In this era of recession and pricey bank bailouts, much of the public feels a creeping sense of unease about the role of corporate business in America. But for Mike Hannigan, founder of Give Something Back Business Products, there’s cause for hope.
Hannigan’s company, co-founded with partner Sean Marx two decades ago, donates the majority of its profits to local charities. As a result, the Berkeley-educated Hannigan has begun to chart a promising new path for corporate leaders. With Marx holding the reins of the company’s day-to-day operations, Hannigan has taken his insights to the road as speaker, lecturer and mentor for a new generation of business leaders. The best part, too, is that his message portends a new, robust arena of corporate giving within the business sector.
Be sure to check parts one, two and three of our interview. They lay the groundwork for this fourth and final installment of the conversation, in which Hannigan shares his fascinating vision for the future.
Q: What do you see as the future of the company? And do you see other companies following your lead?
MH: In the seventies, when I was in college as a student activist, there was a whole group of student activists like me. We were everywhere back then in the early-seventies. But I didn’t know a single one of my peer group that said, okay, I’m going to be an activist for the rest of my life, and I’m going to use business as my tool to reach those goals.
Business was not presented as a tool for somebody who was focused on producing social benefit. Business is now seen as a pathway to do something good for the world. You can’t go to a major business program at a college today and not find a huge chapter of people who are there because they want to integrate business with some corporate social responsibility. So it’s very mainstream. Every curriculum in the business schools has a significant element of responsibility as far as the core curriculum.
That didn’t happen fifteen years ago. There’s this whole network of national organizations that are similar to [how] the chambers of commerce supports the regular business community: Social Venture Network, Investor Circle, Business for Social Responsibility, B-Corp. There’s hundreds of these national and local organizations which are clearinghouses for business people, people who use the tool of business but have social responsibility as a core organizing element.

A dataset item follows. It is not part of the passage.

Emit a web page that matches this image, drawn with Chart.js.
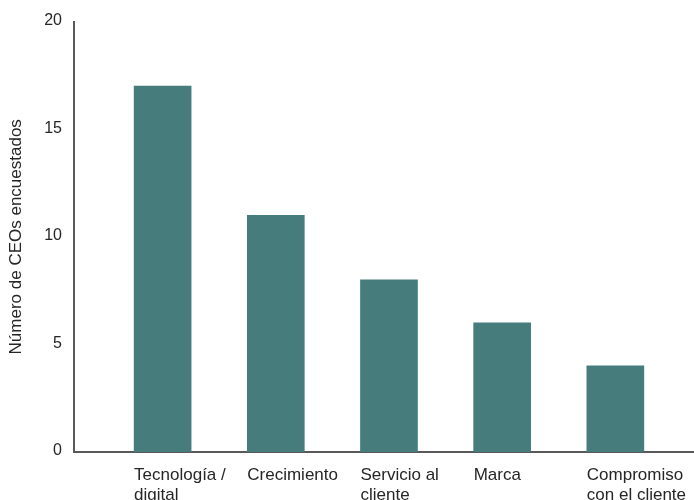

So in the past fifteen years especially I think we are kind of on the threshold of this fourth sector of the economy. There’s the non-profit sector, which is about a hundred years-old. You got the government sector. You got the for-profit sector. Now you’ve got this whole kind of consolidation of what’s called almost a fourth sector of the economy.
You’ve got billions of dollars now in investment capital coming to fund investment in businesses like this. You’ve got lots of successful models: Give Something Back, Newman’s Own, Patagonia, Ethos Water, Method, Seventh Generation. Hundreds of companies now that are organized specifically by people who see business as a tool to accomplish viable social benefit.
So I think fifty years from now we’ll look back at the early twenty-first century and say, oh, that’s where the fourth sector of the economy started off. Because the business community and the government community and the non-profit community are not really up to the task of figuring out a way to distribute the unbelievable wealth this country has.
That’s what we’re a part of is that whole kind of movement to create the institutions that will facilitate the workings of the market on behalf of the community as a whole, and let consumers play their role in doing it. I’m very optimistic about where we are in terms of creating this longstanding institution. I think twenty years from now, people will look at companies like Give Something Back and there will be thousands of them.
Q: I grew up in Northern California, and I can totally see the Berkeley influence in what you’re saying. It’s really cool.
MH: I totally agree with you there, but I tell ya, I will have a conversation with someone in St. Louis and it’s basically totally consistent with those bedrock, middle-American values. Anybody would support the idea of the marketplace. We’re not arguing for the elimination of our competitors. What we’re trying to do is create an alternate strategy that consumers and citizens can pursue to their benefit, both commercially and environmentally, and in other social ways.
So we’re not saying let’s eliminate the exploitative business world. We’re saying let’s transform the business world in a way that considers the power of the community as stakeholder to create a better world. And you know, there’s not a lot of people that can find fault with that.
We’re a market-based organization. Our goal is to go out and aggressively compete our competitors whenever we can. In an ethical way. And the beneficiary of that is everyone, not just a few people that happen to own stock in the company.